This overview of protein and amino acids will help you better understand these vital nutrients and how they affect your horse’s overall health.
Protein makes up approximately 15% of total body mass. After water, it is the most abundant substance in your horse’s body. When he consumes protein, it’s broken down into individual amino acids and absorbed into his bloodstream. These amino acids can then be used to build different protein chains for the body, forming enzymes, cell structures, muscle protein, connective tissue, hooves, hair and more. Let’s take a closer look.
Crude protein is the term you see listed on a hay analysis or guaranteed analysis. If you walk into a feed store and ask for a horse grain, the salesperson might say something like, “Sure, I have a 10% and a 14%, which would you like?” Don’t be fooled – this is a trick question. The percentage, which refers to the amount of crude protein in the feed, doesn’t matter as much as the amount that needs to be fed. In other words, a higher percentage doesn’t necessarily mean your horse will receive more protein. For example, if you feed a ration balancer that is 30% protein with a 1 lb feed rate, your horse is getting 130 grams. Compare that to 22 lbs of hay with 5% protein – that provides 499 grams.
Let’s compare some numbers:
Your average 1,100 lb horse in light work needs 699 grams of crude protein per day.
According to Dairy One, the average amount of protein in grass hay is between 7% and 14%. As you can see from the chart above, hay will meet the daily crude protein requirements for most horses at maintenance or light work.
What about concentrates? The chart below compares various concentrates using the manufacturer’s recommended feed rate for a 1,100 lb horse in light work.
Meeting crude protein requirements is only part of ensuring your horse has adequate protein. He also needs adequate amino acids.
Amino acids are the building blocks of protein. There are 21 primary amino acids, which are broken down into two main categories: non-essential (dispensable) and essential (indispensable). Non-essential amino acids can be manufactured by the horse. Essentials need to be provided through the diet.
Think of amino acids like individual letters of the alphabet. You need to put those letters together to build a word, or in this case, a protein chain. Let’s say your horse needs to build some muscle. He pulls the specific letters from his amino acid alphabet to form the protein chain: M U S C L E. But what happens if he has run out of the “U” amino acid? Then his protein chain would look like this: M S C L E. Without the “U”, the protein chain for muscle cannot be formed.
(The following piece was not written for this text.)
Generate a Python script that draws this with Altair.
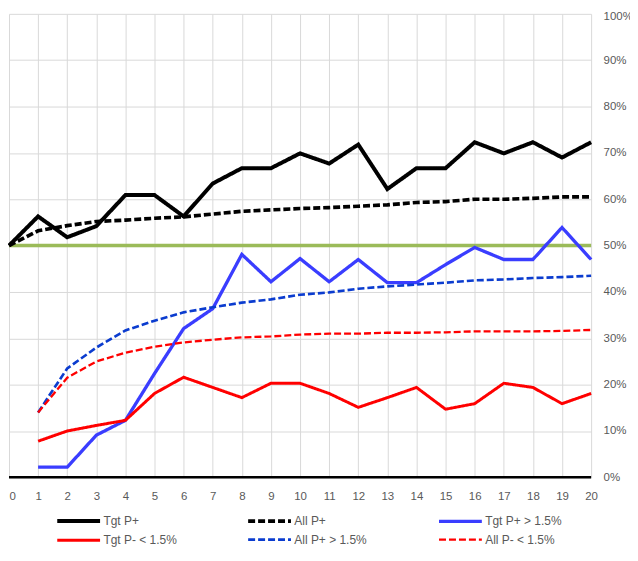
import altair as alt
import pandas as pd

x_vals = list(range(0, 21))
series_names = ["Tgt P+", "All P+", "Tgt P+ > 1.5%", "Tgt P- < 1.5%", "All P+ > 1.5%", "All P- < 1.5%"]

tgt_p_plus = [50.0, 56.3, 51.8, 54.2, 60.9, 60.9, 56.3, 63.4, 66.7, 66.7, 69.9,
              67.7, 71.8, 62.2, 66.7, 66.7, 72.3, 69.9, 72.3, 69.0, 72.3]
all_p_plus = [50.0, 53.2, 54.3, 55.2, 55.5, 55.9, 56.2, 56.8, 57.4, 57.7, 58.0,
              58.2, 58.5, 58.8, 59.3, 59.5, 60.0, 60.0, 60.2, 60.5, 60.5]
# series below start at x = 1
tgt_p_plus_15 = [2.2, 2.2, 9.1, 12.3, 22.4, 32.1, 36.4, 48.1, 42.2, 47.2,
                 42.2, 47.0, 42.0, 42.0, 45.9, 49.6, 47.0, 47.0, 53.9, 47.0]
tgt_p_minus_15 = [7.8, 10.0, 11.2, 12.3, 18.1, 21.6, 19.4, 17.2, 20.3, 20.3,
                  18.1, 15.1, 17.2, 19.4, 14.7, 15.9, 20.3, 19.4, 15.9, 18.1]
all_p_plus_15 = [14.0, 23.5, 28.0, 31.7, 33.8, 35.6, 36.7, 37.7, 38.4, 39.4,
                 39.9, 40.7, 41.2, 41.6, 42.0, 42.5, 42.7, 43.0, 43.2, 43.5]
all_p_minus_15 = [14.0, 21.5, 25.0, 26.9, 28.2, 29.1, 29.7, 30.2, 30.4, 30.8,
                  31.0, 31.0, 31.2, 31.2, 31.3, 31.5, 31.5, 31.5, 31.6, 31.8]
target_level = [50.0]

series_values = [tgt_p_plus, all_p_plus, tgt_p_plus_15, tgt_p_minus_15, all_p_plus_15, all_p_minus_15]
colors = ["#000000", "#000000", "#3A3DFF", "#FF0000", "#0B3CCF", "#FF0000"]
dashes = [[1, 0], [7, 3], [1, 0], [1, 0], [7, 3], [7, 3]]
widths = [4, 2.3, 4, 4, 2.3, 2.3]

rows = []
for name, vals in zip(series_names, series_values):
    xs = x_vals[-len(vals):]
    for xv, v in zip(xs, vals):
        rows.append({"series": name, "x": xv, "v": v / 100.0})
df = pd.DataFrame(rows)

FONT = "Liberation Sans"
GREY = "#595959"
yscale = alt.Scale(domain=[0, 1], nice=False)

x_enc = alt.X("x:Q",
              scale=alt.Scale(domain=[0, 20], nice=False, zero=False),
              axis=alt.Axis(values=x_vals, title=None, grid=True, gridColor="#D9D9D9",
                            gridWidth=1, ticks=False, domain=False, labelFont=FONT,
                            labelFontSize=11.5, labelColor=GREY, labelPadding=13,
                            labelFlush=False,
                            labelAlign={"condition": {"test": "datum.value == 0", "value": "left"},
                                        "value": "center"}))
y_enc = alt.Y("v:Q", scale=yscale,
              axis=alt.Axis(orient="right", values=[i / 10 for i in range(11)], format=".0%",
                            title=None, grid=True, gridColor="#D9D9D9", gridWidth=1,
                            ticks=False, domain=False, labelFont=FONT, labelFontSize=11.5,
                            labelColor=GREY, labelPadding=12,
                            labelOffset={"condition": {"test": "datum.value == 1", "value": 3},
                                         "value": 0}))

green = alt.Chart(pd.DataFrame({"v": [t / 100.0 for t in target_level]})).mark_rule(
    color="#9BBB59", strokeWidth=3.5).encode(y=alt.Y("v:Q", scale=yscale))

baseline = alt.Chart(pd.DataFrame({"v": [0.0]})).mark_rule(
    color="#000000", strokeWidth=2.5).encode(y=alt.Y("v:Q", scale=yscale))

lines = alt.Chart(df).mark_line(strokeCap="butt", strokeJoin="miter").encode(
    x=x_enc,
    y=y_enc,
    color=alt.Color("series:N", scale=alt.Scale(domain=series_names, range=colors),
                    legend=alt.Legend(title=None)),
    strokeDash=alt.StrokeDash("series:N", scale=alt.Scale(domain=series_names, range=dashes),
                              legend=alt.Legend(title=None)),
    strokeWidth=alt.StrokeWidth("series:N", scale=alt.Scale(domain=series_names, range=widths),
                                legend=alt.Legend(title=None)),
)

chart = alt.layer(green, lines, baseline).properties(
    width=584, height=465,
    autosize=alt.AutoSizeParams(type="none"),
    padding={"left": 1, "top": 5, "right": 39, "bottom": 70},
).configure_view(stroke=None).configure_legend(
    orient="none", legendX=72.7, legendY=499, columns=3, direction="horizontal",
    symbolType="M-4.72,0H1.28", symbolSize=205, labelFont=FONT, labelFontSize=12,
    labelColor=GREY, columnPadding=60.5, rowPadding=2, labelOffset=3,
    gridAlign="all", padding=0,
)

chart.save("out.html", embed_options={"renderer": "svg", "actions": False})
Your horse will pull the most important protein chains – the ones he needs for survival – from his amino acid alphabet first. Areas such as topline and hooves come afterwards. If there are not enough amino acids left over, he cannot form these protein chains. The missing ones are called “limiting amino acids” because the amount a horse has limits the amount of protein that can be made. The most limiting amino acids for your horse are lysine, methionine and threonine (see below).
Another great analogy is Liebig’s Law of Minimum. Take a look at Liebig’s barrel (at right) to see how protein chains are limited by the amino acid in shortest supply.
Feeding a variety of protein sources is key to ensuring your horse has an adequate supply in his amino acid alphabet. Each protein source has different amino acids that your horse will break down and re-use. Examples of various protein sources include grass, hay, legumes, grain, flax, wheat middlings, split peas and chia seeds.
Adding protein to a diet can also add calories. This can be tricky for easy keepers who need protein but not the calories. For these horses, a protein supplement is best. Whey protein isolate is a high quality protein source; 1 oz (28 g) will provide approximately 25 g of protein. This can be combined with flax or chia to add to the amino acid alphabet without the extra calories.
Limiting amino acids – how much does your horse need?
Lysine is the most important limiting amino acid. It is the only one the NRC has a minimum requirement for. The current requirement for a 1,100 lb horse in light work is 30 g per day. Since there are no set requirements for methionine and threonine, one can look at the ratios of amino acids in the horse’s muscles – 100% lysine, 61% threonine and 27% methionine. Based on these numbers, a safe guess for supplementation is 2.5 g to 5 g of methionine and 2 g to 4 g for threonine, but talk to your vet to determine an appropriate dosage for your horse.
The importance of reading labels
A lot of supplement and feed companies have jumped on the “topline” and amino acid bandwagon, yet their products contain miniscule amounts of amino acids. Some even claim to have miraculous results, yet the ingredient levels are clearly too low to back up their claims, and they carry a high price tag. If the amounts per serving are not listed on the label, call the company directly. Ask them how many grams per serving of amino acids are present to ensure you are paying for something that will truly fill your horse’s amino acid alphabet.
As you can see, providing your horse with adequate protein can go much further than a number listed on a feed tag. Your horse will receive more protein from quality forage than concentrates. If he needs additional protein, feeding a variety of sources will help ensure his amino acid alphabet is complete.